Read on as we outline the common and not so common reactions to death and grieving, and what you can do when you or someone you know is going through loss due to death at any given time.
Reasons why people react differently to death
Dealing with death, particularly the death of a close loved one, is one of the most stressful experiences anyone can go through. Everyone reacts differently to death, and it’s normal if you feel like you’re riding on a rollercoaster of different emotions. How people react to death can be affected by many things:
The type of relationship you had with the person: The type of relationship you'd with the person matters especially if you were close to the person, the death will affect you in a negative way. But if you didn't like the person you would be happy that the person is no longer and possibly rejoice.
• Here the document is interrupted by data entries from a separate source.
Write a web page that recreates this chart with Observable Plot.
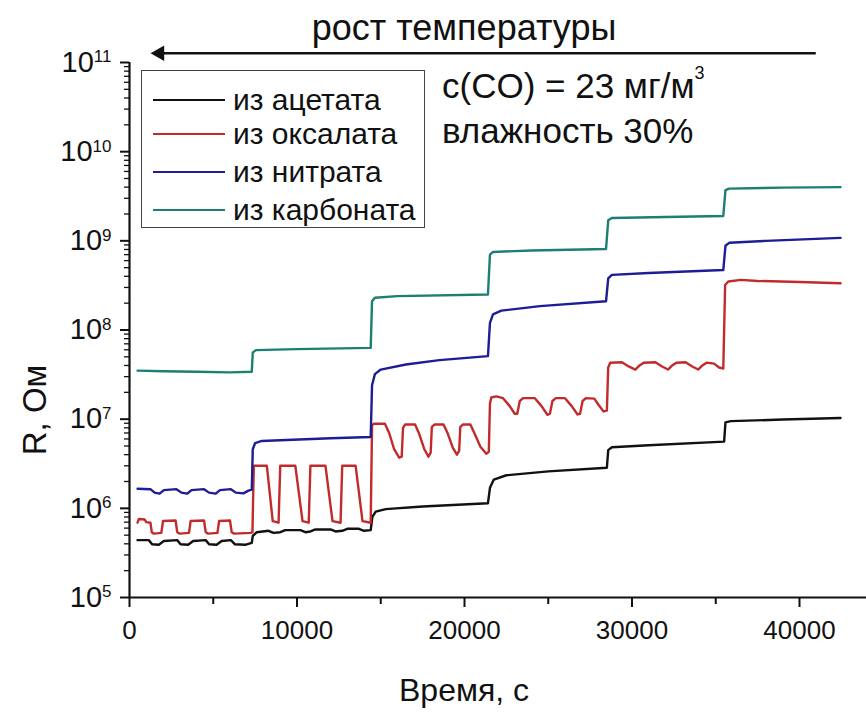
<!DOCTYPE html>
<html>
<head>
<meta charset="utf-8">
<script src="https://cdn.jsdelivr.net/npm/d3@7"></script>
<script src="https://cdn.jsdelivr.net/npm/@observablehq/plot@0.6"></script>
<style>
  body { margin: 0; background: #fff; }
  #wrap { position: relative; width: 866px; height: 718px; font-family: "Liberation Sans", Arial, sans-serif; color: #111; }
  #legend { position: absolute; left: 141px; top: 70px; width: 284px; height: 158px; border: 1.3px solid #444; box-sizing: border-box; background: #fff; }
  .item { position: absolute; left: 11px; height: 34px; display: flex; align-items: center; font-size: 30px; white-space: nowrap; }
  .swatch { width: 72px; height: 0; border-top: 2px solid; margin-right: 8px; }
  .note { position: absolute; font-size: 35px; line-height: 38px; white-space: nowrap; }
  .note sup { font-size: 18px; position: relative; top: -6px; line-height: 0; }
</style>
</head>
<body>
<div id="wrap"></div>
<script>
// ---- data (time, s ; R, Ohm) ----
const seriesNames = ["из ацетата", "из оксалата", "из нитрата", "из карбоната"];
const seriesColors = ["#111111", "#c12b2b", "#1d1d96", "#1c7f73"];

const acetate = [
  [480,4.4e5],[1150,4.4e5],[1350,3.95e5],[1750,3.9e5],[2050,4.3e5],[2850,4.4e5],[3050,3.95e5],[3500,3.9e5],
  [3800,4.3e5],[4550,4.4e5],[4750,3.95e5],[5200,3.9e5],[5500,4.3e5],[6050,4.4e5],[6300,3.95e5],[6900,3.9e5],[7300,4.1e5],
  [7360,4.9e5],[7600,5.4e5],[8300,5.6e5],[8600,5.3e5],[9000,5.4e5],[9300,5.7e5],[10200,5.7e5],[10500,5.4e5],
  [10800,5.5e5],[11100,5.8e5],[12000,5.8e5],[12300,5.5e5],[12700,5.6e5],[13000,5.9e5],[13700,5.9e5],[14000,5.6e5],[14400,5.7e5],
  [14500,8.0e5],[14700,9.2e5],[15300,9.8e5],[17500,1.05e6],[21400,1.14e6],
  [21520,1.7e6],[21750,2.1e6],[22500,2.35e6],[25000,2.6e6],[28500,2.85e6],
  [28580,4.5e6],[28800,4.85e6],[31000,5.1e6],[35500,5.6e6],
  [35580,9.2e6],[35900,9.5e6],[39000,9.9e6],[42450,1.03e7]
];

const oxalate = [
  [480,6.9e5],[560,7.6e5],[900,7.5e5],[1000,7.0e5],[1250,6.9e5],[1330,5.4e5],[1450,5.2e5],[1900,5.3e5],
  [2000,7.2e5],[2750,7.3e5],[2850,5.4e5],[3000,5.2e5],[3550,5.3e5],[3650,7.2e5],[4450,7.3e5],[4550,5.4e5],
  [4700,5.2e5],[5250,5.3e5],[5350,7.2e5],[6000,7.3e5],[6100,5.4e5],[6250,5.2e5],[7250,5.3e5],
  [7340,5.4e5],[7420,3.0e6],[8200,3.0e6],[8550,7.2e5],[8900,6.9e5],[9000,3.0e6],[9900,3.0e6],[10330,7.2e5],
  [10700,6.9e5],[10800,3.0e6],[11700,3.0e6],[12120,7.2e5],[12600,6.9e5],[12700,3.0e6],[13500,3.0e6],
  [13910,7.2e5],[14400,6.9e5],
  [14480,8.5e6],[14600,8.9e6],[15250,8.9e6],[15500,7.0e6],[15800,4.6e6],[16100,3.7e6],[16250,3.8e6],
  [16330,8.0e6],[16450,8.7e6],[17050,8.7e6],[17300,6.8e6],[17600,4.6e6],[17850,3.8e6],[17980,4.2e6],
  [18050,8.2e6],[18200,8.7e6],[18750,8.7e6],[19000,6.9e6],[19300,4.8e6],[19550,4.0e6],[19680,4.4e6],
  [19750,8.2e6],[19900,8.7e6],[20350,8.7e6],[20600,6.9e6],[20950,4.9e6],[21300,4.1e6],[21450,4.3e6],
  [21520,1.5e7],[21600,1.75e7],[21900,1.8e7],[22300,1.72e7],[22700,1.4e7],[23000,1.15e7],[23150,1.15e7],
  [23300,1.6e7],[23500,1.72e7],[24200,1.72e7],[24600,1.4e7],[24950,1.12e7],[25100,1.15e7],[25250,1.6e7],
  [25450,1.72e7],[26000,1.72e7],[26400,1.4e7],[26750,1.13e7],[26900,1.15e7],[27050,1.6e7],[27250,1.72e7],
  [27750,1.7e7],[28000,1.45e7],[28300,1.22e7],[28500,1.25e7],
  [28580,3.8e7],[28700,4.3e7],[29400,4.35e7],[29800,3.9e7],[30200,3.6e7],[30450,4.0e7],[30700,4.3e7],
  [31400,4.35e7],[31800,3.9e7],[32150,3.6e7],[32400,4.0e7],[32650,4.3e7],[33200,4.35e7],[33600,3.9e7],
  [33950,3.6e7],[34200,4.0e7],[34450,4.3e7],[34900,4.2e7],[35200,3.8e7],[35450,3.7e7],
  [35560,3.2e8],[35750,3.5e8],[36500,3.65e8],[37500,3.55e8],[40000,3.45e8],[42450,3.35e8]
];

const nitrate = [
  [480,1.66e6],[1250,1.64e6],[1500,1.5e6],[1800,1.46e6],[2050,1.6e6],[2800,1.64e6],[3100,1.5e6],[3450,1.46e6],
  [3700,1.6e6],[4450,1.64e6],[4750,1.5e6],[5150,1.46e6],[5400,1.6e6],[6050,1.64e6],[6350,1.5e6],[6800,1.47e6],
  [7100,1.58e6],[7300,1.62e6],
  [7360,4.6e6],[7500,5.4e6],[7900,5.7e6],[9000,5.8e6],[10500,5.95e6],[12000,6.1e6],[14400,6.3e6],
  [14480,2.4e7],[14650,3.2e7],[15000,3.6e7],[16500,4.1e7],[18500,4.6e7],[21400,5.1e7],
  [21520,1.2e8],[21700,1.5e8],[22200,1.65e8],[24500,1.85e8],[28450,2.1e8],
  [28580,3.8e8],[28800,4.15e8],[31000,4.35e8],[35450,4.7e8],
  [35580,8.8e8],[35800,9.5e8],[38000,1.0e9],[42450,1.08e9]
];

const carbonate = [
  [480,3.5e7],[2000,3.45e7],[4000,3.4e7],[6000,3.35e7],[7300,3.4e7],
  [7360,5.6e7],[7550,5.95e7],[10000,6.1e7],[14400,6.3e7],
  [14480,2.1e8],[14650,2.3e8],[16000,2.4e8],[21400,2.5e8],
  [21520,7.0e8],[21700,7.5e8],[24000,7.8e8],[28450,8.1e8],
  [28580,1.7e9],[28800,1.8e9],[32000,1.85e9],[35450,1.9e9],
  [35580,3.7e9],[35800,3.85e9],[39000,3.95e9],[42450,4.0e9]
];

const xTicks = [0, 10000, 20000, 30000, 40000];
const xMinorTicks = [5000, 15000, 25000, 35000];
const yTicks = [1e5, 1e6, 1e7, 1e8, 1e9, 1e10, 1e11];
const yMinorMultipliers = [2, 3, 4, 5, 6, 7, 8, 9];

const titleText = "рост температуры";
const xLabel = "Время, с";
const yLabel = "R, Ом";
const arrowFrom = 41000, arrowTo = 1800, arrowLevel = 1.27e11;

// ---- build table ----
const allSeries = [acetate, oxalate, nitrate, carbonate];
const rows = [];
allSeries.forEach((s, i) => s.forEach(([t, r]) => rows.push({t, r, name: seriesNames[i]})));
const yMinorTicks = [];
yTicks.slice(0, -1).forEach(d => yMinorMultipliers.forEach(m => yMinorTicks.push(d * m)));

const font = "Liberation Sans, Arial, sans-serif";

const chart = Plot.plot({
  width: 866,
  height: 718,
  marginLeft: 129,
  marginRight: 0,
  marginTop: 62,
  marginBottom: 121,
  style: {fontFamily: font, color: "#111", background: "#fff", overflow: "visible"},
  x: {domain: [0, 44000]},
  y: {type: "log", domain: [1e5, 1e11]},
  color: {domain: seriesNames, range: seriesColors},
  marks: [
    Plot.axisX({ticks: xTicks, tickSize: 10, tickPadding: 13, fontSize: 26, strokeWidth: 2, tickFormat: d => String(d), label: null}),
    Plot.axisX({ticks: xMinorTicks, tickSize: 7, strokeWidth: 2, tickFormat: () => "", label: null}),
    Plot.axisY({ticks: yTicks, tickSize: 9, tickPadding: 9, fontSize: 29, strokeWidth: 2, tickFormat: d => "10^" + Math.round(Math.log10(d)), label: null}),
    Plot.axisY({ticks: yMinorTicks, tickSize: 5, strokeWidth: 1.3, tickFormat: () => "", label: null}),
    Plot.ruleX([0], {stroke: "#111", strokeWidth: 2.2}),
    Plot.ruleY([1e5], {stroke: "#111", strokeWidth: 2.2}),
    Plot.line(rows, {x: "t", y: "r", z: "name", stroke: "name", strokeWidth: 2.4, strokeLinejoin: "round"}),
    Plot.ruleY([arrowLevel], {x1: arrowFrom, x2: arrowTo, stroke: "#111", strokeWidth: 2.4}),
    Plot.dot([arrowTo], {x: d => d, y: arrowLevel, symbol: "triangle2", r: 7.5, fill: "#111", stroke: "none", rotate: -90}),
    Plot.text([titleText], {frameAnchor: "top", lineAnchor: "middle", dx: -34, dy: -34, fontSize: 36, fill: "#111"}),
    Plot.text([xLabel], {frameAnchor: "bottom", lineAnchor: "middle", dx: -34, dy: 93, fontSize: 32, fill: "#111"}),
    Plot.text([yLabel], {frameAnchor: "left", lineAnchor: "middle", textAnchor: "middle", rotate: -90, dx: -94, dy: 80, fontSize: 33, fill: "#111"})
  ]
});

// superscripts for log tick labels
d3.select(chart).selectAll('g[aria-label="y-axis tick label"] text').each(function () {
  const s = this.textContent;
  if (!s.includes("^")) return;
  const [base, exp] = s.split("^");
  const t = d3.select(this);
  t.text(null);
  t.append("tspan").text(base);
  t.append("tspan").attr("dy", "-0.55em").attr("font-size", "17px").text(exp);
});

const wrap = document.getElementById("wrap");
wrap.appendChild(chart);

// legend
const legend = document.createElement("div");
legend.id = "legend";
const tops = [12, 46, 84, 122];
seriesNames.forEach((n, i) => {
  const it = document.createElement("div");
  it.className = "item";
  it.style.top = tops[i] + "px";
  const sw = document.createElement("span");
  sw.className = "swatch";
  sw.style.borderColor = seriesColors[i];
  it.appendChild(sw);
  it.appendChild(document.createTextNode(n));
  legend.appendChild(it);
});
wrap.appendChild(legend);

// conditions note
const n1 = document.createElement("div");
n1.className = "note";
n1.style.left = "442px"; n1.style.top = "67px";
n1.innerHTML = "c(CO) = 23 мг/м<sup>3</sup>";
const n2 = document.createElement("div");
n2.className = "note";
n2.style.left = "442px"; n2.style.top = "112px";
n2.textContent = "влажность 30%";
wrap.appendChild(n1);
wrap.appendChild(n2);
</script>
</body>
</html>
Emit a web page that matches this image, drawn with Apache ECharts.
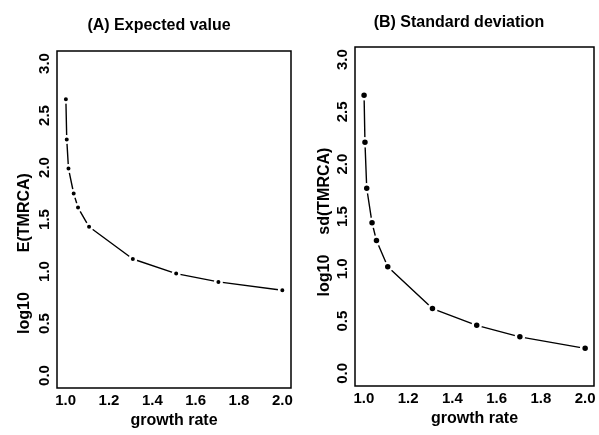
<!DOCTYPE html>
<html>
<head>
<meta charset="utf-8">
<script src="https://cdn.jsdelivr.net/npm/echarts@6/dist/echarts.min.js"></script>
<style>
  html, body { margin: 0; padding: 0; background: #fff; }
  #chart { width: 599px; height: 435px; }
</style>
</head>
<body>
<div id="chart"></div>
<script>
// Growth rates at which the TMRCA was evaluated
var growthRate = [1.001, 1.005, 1.013, 1.037, 1.057, 1.108, 1.31, 1.51, 1.705, 2.0];
// log10 of the expected TMRCA
var logMean = [2.655, 2.27, 1.99, 1.75, 1.615, 1.43, 1.12, 0.98, 0.90, 0.82];
// log10 of the standard deviation of the TMRCA
var logSd = [2.66, 2.21, 1.77, 1.44, 1.27, 1.02, 0.62, 0.46, 0.35, 0.24];

var xTicks = [1.0, 1.2, 1.4, 1.6, 1.8, 2.0];
var yTicks = [0.0, 0.5, 1.0, 1.5, 2.0, 2.5, 3.0];

var FONT = '"Liberation Sans", Arial, sans-serif';

function pairs(xs, ys) {
  return xs.map(function (x, i) { return [x, ys[i]]; });
}

function xAxisFor(idx) {
  return {
    type: 'value', gridIndex: idx, min: 0.96, max: 2.04,
    splitLine: { show: false },
    axisLine: { show: false },
    axisTick: { show: false },
    axisLabel: {
      customValues: xTicks, margin: 5,
      color: '#000', fontFamily: FONT, fontWeight: 'bold', fontSize: 15,
      formatter: function (v) { return v.toFixed(1); }
    },
    name: 'growth rate', nameLocation: 'middle', nameGap: 20,
    nameTextStyle: { color: '#000', fontFamily: FONT, fontWeight: 'bold', fontSize: 16 }
  };
}

function yAxisFor(idx, label, gap, pad, nameGap) {
  return {
    type: 'value', gridIndex: idx, min: -0.12, max: 3.12,
    splitLine: { show: false },
    axisLine: { show: false },
    axisTick: { show: false },
    axisLabel: {
      customValues: yTicks, rotate: 90, margin: 5,
      color: '#000', fontFamily: FONT, fontWeight: 'bold', fontSize: 15,
      formatter: function (v) { return v.toFixed(1); }
    },
    name: '{t|log10}{g| }{t|' + label + '}{p| }',
    nameLocation: 'middle', nameGap: nameGap,
    nameTextStyle: {
      color: '#000', fontFamily: FONT, fontWeight: 'bold', fontSize: 16,
      rich: {
        t: { color: '#000', fontFamily: FONT, fontWeight: 'bold', fontSize: 16 },
        g: { width: gap },
        p: { width: pad }
      }
    }
  };
}

function seriesFor(idx, ys, size) {
  return {
    type: 'line', xAxisIndex: idx, yAxisIndex: idx,
    data: pairs(growthRate, ys),
    symbol: 'circle', symbolSize: size,
    lineStyle: { color: '#000', width: 1.4 },
    itemStyle: { color: '#000', borderColor: '#fff', borderWidth: 2.5 },
    emphasis: { disabled: true },
    animation: false
  };
}

var chart = echarts.init(document.getElementById('chart'), null, { renderer: 'canvas' });
chart.setOption({
  backgroundColor: '#fff',
  animation: false,
  title: [
    { text: '(A) Expected value', left: 154, top: 13, textAlign: 'center',
      textStyle: { color: '#000', fontFamily: FONT, fontWeight: 'bold', fontSize: 16 } },
    { text: '(B) Standard deviation', left: 454, top: 10, textAlign: 'center',
      textStyle: { color: '#000', fontFamily: FONT, fontWeight: 'bold', fontSize: 16 } }
  ],
  grid: [
    { left: 57, top: 51, width: 234, height: 337, show: true,
      borderColor: '#000', borderWidth: 1.5, backgroundColor: 'transparent' },
    { left: 355, top: 47, width: 239, height: 339, show: true,
      borderColor: '#000', borderWidth: 1.5, backgroundColor: 'transparent' }
  ],
  xAxis: [xAxisFor(0), xAxisFor(1)],
  yAxis: [
    yAxisFor(0, 'E(TMRCA)', 40, 68, 24),
    yAxisFor(1, 'sd(TMRCA)', 20, 11, 22)
  ],
  series: [
    seriesFor(0, logMean, 6.5),
    seriesFor(1, logSd, 8)
  ]
});
</script>
</body>
</html>
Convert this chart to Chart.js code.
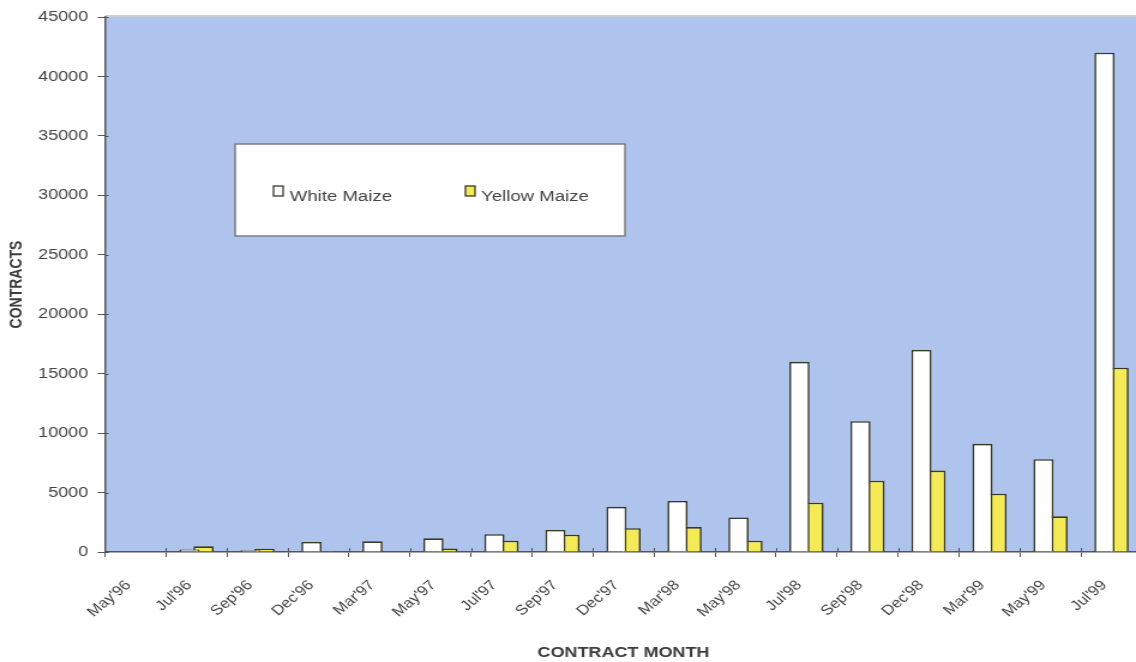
<!DOCTYPE html>
<html>
<head>
<meta charset="utf-8">
<script src="https://cdn.jsdelivr.net/npm/chart.js@4/dist/chart.umd.min.js"></script>
<style>
  html, body { margin: 0; padding: 0; background: #ffffff; overflow: hidden; width: 1136px; height: 662px; }
  /* the chart is laid out on a narrower canvas and widened, which gives the wide lettering and 40-degree month labels;
     the plot runs a few pixels past the right edge of the page */
  #wrap { width: 952px; height: 662px; transform: scaleX(1.19958); transform-origin: 0 0; }
  canvas { display: block; }
</style>
</head>
<body>
<div id="wrap"><canvas id="c" width="952" height="662"></canvas></div>
<script>
// Contract months on the category axis
const categories = ["May'96", "Jul'96", "Sep'96", "Dec'96", "Mar'97", "May'97", "Jul'97", "Sep'97",
  "Dec'97", "Mar'98", "May'98", "Jul'98", "Sep'98", "Dec'98", "Mar'99", "May'99", "Jul'99"];

// Contracts traded per contract month
const whiteMaize  = [0, 200, 150, 850, 900, 1150, 1500, 1850, 3800, 4300, 2900, 16000, 11000, 17000, 9100, 7800, 42000];
const yellowMaize = [0, 480, 280, 20, 0, 300, 950, 1450, 2000, 2100, 950, 4150, 6000, 6850, 4900, 3000, 15500];

// Value axis
const yMin = 0, yMax = 45000, yStep = 5000;

const FONT = '"Liberation Sans", Arial, Helvetica, sans-serif';
const EDGE = '#3a3822';
const AXIS = '#555555';
const TEXT = '#444444';

// Blue plot area and its top frame line
const plotBackground = {
  id: 'plotBackground',
  beforeDraw(chart) {
    const { ctx, chartArea: a } = chart;
    ctx.save();
    ctx.fillStyle = '#aec4ec';
    ctx.fillRect(a.left, a.top, a.right - a.left, a.bottom - a.top);
    ctx.strokeStyle = '#9aa0a8';
    ctx.lineWidth = 1.2;
    ctx.beginPath();
    ctx.moveTo(a.left, a.top - 1);
    ctx.lineTo(a.right, a.top - 1);
    ctx.stroke();
    ctx.restore();
  }
};

// Tick marks that cross the axis lines (the inner half of each mark)
const crossTicks = {
  id: 'crossTicks',
  afterDraw(chart) {
    const { ctx, chartArea: a, scales } = chart;
    ctx.save();
    ctx.strokeStyle = AXIS;
    ctx.lineWidth = 1;
    ctx.beginPath();
    scales.y.ticks.forEach(t => {
      const py = Math.round(scales.y.getPixelForValue(t.value)) + 0.5;
      ctx.moveTo(a.left, py);
      ctx.lineTo(a.left + 3, py);
    });
    const n = categories.length;
    for (let i = 1; i < n; i++) {
      const px = Math.round((scales.x.getPixelForValue(i) + scales.x.getPixelForValue(i - 1)) / 2) + 0.5;
      ctx.moveTo(px, a.bottom);
      ctx.lineTo(px, a.bottom - 4);
    }
    ctx.stroke();
    ctx.restore();
  }
};

// Boxed legend placed inside the plot area
const legendBox = {
  id: 'legendBox',
  afterDatasetsDraw(chart) {
    const ctx = chart.ctx;
    ctx.save();
    const x = 196, y = 144, w = 325, h = 92;
    ctx.fillStyle = '#ffffff';
    ctx.fillRect(x, y, w, h);
    ctx.strokeStyle = '#7c7c7c';
    ctx.lineWidth = 1.5;
    ctx.strokeRect(x, y, w, h);
    const slots = [{ sx: 228, tx: 241.5 }, { sx: 388, tx: 401 }];
    chart.data.datasets.forEach((ds, i) => {
      const s = slots[i];
      ctx.fillStyle = ds.backgroundColor;
      ctx.fillRect(s.sx, 186, 8, 10);
      ctx.strokeStyle = EDGE;
      ctx.lineWidth = 1.3;
      ctx.strokeRect(s.sx, 186, 8, 10);
      ctx.fillStyle = TEXT;
      ctx.font = '15.5px ' + FONT;
      ctx.textBaseline = 'alphabetic';
      ctx.textAlign = 'left';
      ctx.fillText(ds.label, s.tx, 200.5);
    });
    ctx.restore();
  }
};

new Chart(document.getElementById('c'), {
  type: 'bar',
  data: {
    labels: categories,
    datasets: [
      { label: 'White Maize', data: whiteMaize, backgroundColor: '#ffffff',
        borderColor: EDGE, borderWidth: 1.6 },
      { label: 'Yellow Maize', data: yellowMaize, backgroundColor: '#f3ea55',
        borderColor: EDGE, borderWidth: 1.6 }
    ]
  },
  options: {
    responsive: false,
    animation: false,
    layout: { padding: { top: 14, left: 0, right: 0, bottom: 0 } },
    datasets: { bar: { categoryPercentage: 0.462, barPercentage: 1.43 } },
    plugins: { legend: { display: false }, tooltip: { enabled: false } },
    scales: {
      x: {
        offset: true,
        grid: { display: true, drawOnChartArea: false, offset: true, tickLength: 5, color: AXIS, lineWidth: 1 },
        border: { display: true, color: AXIS, width: 1.5 },
        ticks: { autoSkip: false, minRotation: 45, maxRotation: 45, padding: 20, labelOffset: -6,
          color: TEXT, font: { family: FONT, size: 14 } },
        title: { display: true, text: 'CONTRACT MONTH', color: '#3c3c3c',
          font: { family: FONT, size: 15, weight: 'bold' }, padding: { top: 4, bottom: 0 } },
        afterFit(scale) {
          scale.height = 110;
          scale.paddingLeft = 0;
          scale.paddingRight = 0;
        }
      },
      y: {
        min: yMin, max: yMax,
        grid: { display: true, drawOnChartArea: false, tickLength: 6, color: AXIS, lineWidth: 1 },
        border: { display: true, color: AXIS, width: 1.5 },
        ticks: { stepSize: yStep, padding: 8, color: TEXT, font: { family: FONT, size: 15 },
          callback: v => String(v) },
        title: { display: true, text: 'CONTRACTS', color: '#3c3c3c',
          font: { family: FONT, size: 14, weight: 'bold' }, padding: { top: 6, bottom: 4 } },
        afterFit(scale) { scale.width = 87.5; }
      }
    }
  },
  plugins: [plotBackground, legendBox, crossTicks]
});
</script>
</body>
</html>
Their gender: it's been k ow for men to not outwardly be able to express their grief and possibly do so through physical activity. Women are often more likely to want to share their feelings with others, talk about what’s happening or are more likely to openly cry.
Their cultural background: Different cultural groups deal with grief in different ways, including how they express their grief through some through rituals and ceremonies, and have different rules around what is considered respectful and not.
Your age: Younger children may not understand why a person isn’t coming back, or what death actually is. When we’re older, we understand that the person is gone forever, but may still find it difficult to take this fact on board.
Affects of Loss
Physically: Headaches, feeling tired, achy muscles and nausea.
Emotionally: Sadness, anger, disbelief, despair, guilt and loneliness.
Mentally: Forgetfulness, lack of concentration, confusion and poor memory.
Behaviourally: Changes to sleeping patterns, dreams or nightmares, or to your appetite. You might or might not want to go out or be around people. You may also experience unusual emotional reactions or feel weepy.
Socially: Some friends may avoid you because they don’t know what to say or how to help you. You might also feel pressure to be strong for family or friends, or you may not feel like seeing anyone.
Spiritually: Your beliefs may be challenged and you may struggle to have faith in the things that you once believed in.
Death is not easy as affects us all at some point on our lives, if you are affected and can not seem to be able to deal with your loss, speak to a professional who can help you find ways to deal and manage your with your loss.